It doesn’t take a genius to see that Americans have become polarized. If not more polarized, at least the existing fault lines have become more exposed over the past two years. Then again maybe this shouldn’t be all that surprising. For the entire history of human beings we have in a certain respect been tribal in nature. Amy Chua author of Political Tribes: Group Instinct and the Fate of Nations in her introduction writes:

Humans are tribal. We need to belong to groups. We crave bonds and attachments, which is why we love clubs, teams, fraternities, family. Almost no one is a hermit. Even monks and friars belong to orders. But the tribal instinct is not just an instinct to belong. It is also an instinct to exclude.

When these instincts are expressed during something like the NCAA basketball tournament they are largely benign. When expressed in the political or economic arena they can be downright counterproductive. Investor like to think they are immune from these kind of influences. Fat chance. Maybe the most important finding from behavioral economics is that not only are we all biased, we are all blind to our own biases.

In investing this manifests itself in a number of ways. Not least of which is our tendency to self-sort into various camps or tribes like: active vs. passive, value vs. growth, perma-bulls vs. perma-bears, goldbugs, cryptoheads etc. Even those of us who claim to be evidence-based need to take a look at in the mirror. As Tom Brakke at research puzzle pieces notes:

(T)he “evidence-based investing” label is being affixed to a variety of approaches, many of which are mindless in their application…Context matters.  The world changes.  What appears to be evidence may not be, so judging the evidence and its applicability to the situation is a critical part of the endeavor.

What is interesting is how it is we come to find ourselves in these various camps. One contributing factor is our personal experiences. As Morgan Housel at the Collaborative Fund notes:

Your personal experiences make up maybe 0.00000001% of what’s happened in the world but maybe 80% of how you think the world works. People believe what they’ve seen happen exponentially more than what they read about has happened to other people, if they read about other people at all. We’re all biased to our own personal history. Everyone.

The fact of the matter we are all going through something. Even the most high profile among us. Kevin Love, of the Cleveland Cavaliers, in the Player’s Tribune recently described some of his recent struggles including experiencing a panic attack during a game. As Love notes:

Everyone is going through something that we can’t see.

This in part because life is messy, on so many different dimensions. Brent Beshore in a great tweetstorm about ‘life lessons learned’ said it well here:

We can’t see, or often understand, why other people make the decisions they do. Frankly it’s difficult to even figure out why we do what we do. The best we can do is try to treat ourselves with some compassion and help those around us along the way. As the great Jason Zweig wrote in a famous piece:

My job, as I see it, is to learn from other people’s mistakes and from my own. Above all, it means trying to save people from themselves.

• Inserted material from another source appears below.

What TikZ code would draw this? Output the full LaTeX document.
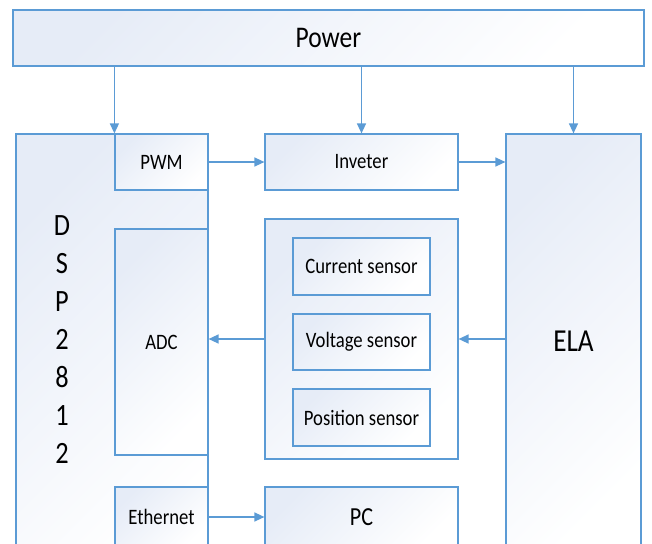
\documentclass[tikz,border=0pt]{standalone}
\usepackage{fontspec}
\setmainfont{Carlito}[FakeStretch=0.85]
\usetikzlibrary{arrows.meta}

\definecolor{boxline}{RGB}{91,155,213}
\definecolor{boxfill}{RGB}{230,236,247}

\tikzset{
  blk/.style={draw=boxline, line width=1.2pt, top color=boxfill, bottom color=white,
    shading angle=45, inner sep=0pt, font=\fontsize{22}{26}\selectfont},
  sig/.style={draw=boxline, line width=1.4pt, -{Triangle[length=10pt,width=9pt]}},
}

\begin{document}
\begin{tikzpicture}[x=1pt,y=1pt,yscale=-1]
\clip (0,0) rectangle (652,543);

%Power supply
\node[blk, minimum width=631, minimum height=56, font=\fontsize{30}{36}\selectfont] (power) at (328.5,38) {Power};

%DSP block with its peripherals
\node[blk, minimum width=192, minimum height=430] (dsp) at (112,349) {};
\node[font=\fontsize{31}{38}\selectfont, align=center] (dsplbl) at (62,340) {D\\S\\P\\2\\8\\1\\2};
\node[blk, minimum width=93, minimum height=56] (pwm) at (161.5,162) {PWM};
\node[blk, minimum width=93, minimum height=226] (adc) at (161.5,342) {ADC};
\node[blk, minimum width=93, minimum height=60] (eth) at (161.5,517) {Ethernet};

%Middle column
\node[blk, minimum width=193, minimum height=56] (inv) at (361.5,162) {Inveter};
\node[blk, minimum width=193, minimum height=240] (sens) at (361.5,339) {};
\node[blk, minimum width=137, minimum height=57] (cur) at (361.5,266.5) {Current sensor};
\node[blk, minimum width=137, minimum height=56] (vol) at (361.5,342) {Voltage sensor};
\node[blk, minimum width=137, minimum height=57] (pos) at (361.5,417.5) {Position sensor};
\node[blk, minimum width=193, minimum height=60, font=\fontsize{26}{30}\selectfont] (pc) at (361.5,517) {PC};

%Load
\node[blk, minimum width=135, minimum height=414, font=\fontsize{32}{36}\selectfont] (ela) at (573.5,341) {ELA};

%Connections
\draw[sig] (power.south -| pwm.north west) -- (pwm.north west);
\draw[sig] (power.south -| inv.north) -- (inv.north);
\draw[sig] (power.south -| ela.north) -- (ela.north);
\draw[sig] (pwm.east) -- (inv.west);
\draw[sig] (inv.east) -- (inv.east -| ela.west);
\draw[sig] (sens.west) -- (sens.west -| adc.east);
\draw[sig] (sens.east -| ela.west) -- (sens.east);
\draw[sig] (eth.east) -- (pc.west);
\end{tikzpicture}
\end{document}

It’s not possible for financial advisors, and those of us who write about the markets, to save everyone. But we can try to understand where people are coming from. Morgan Housel again:

Start with the assumption that everyone is innocently out of touch and you’ll be more likely to explore what’s going on through multiple points of view, instead of cramming what’s going on into the framework of your own experiences. It’s hard to do. It’s uncomfortable when you do. But it’s the only way to get closer to figuring out why people behave like they do.

And along the way we might come to come to some greater understanding ourselves.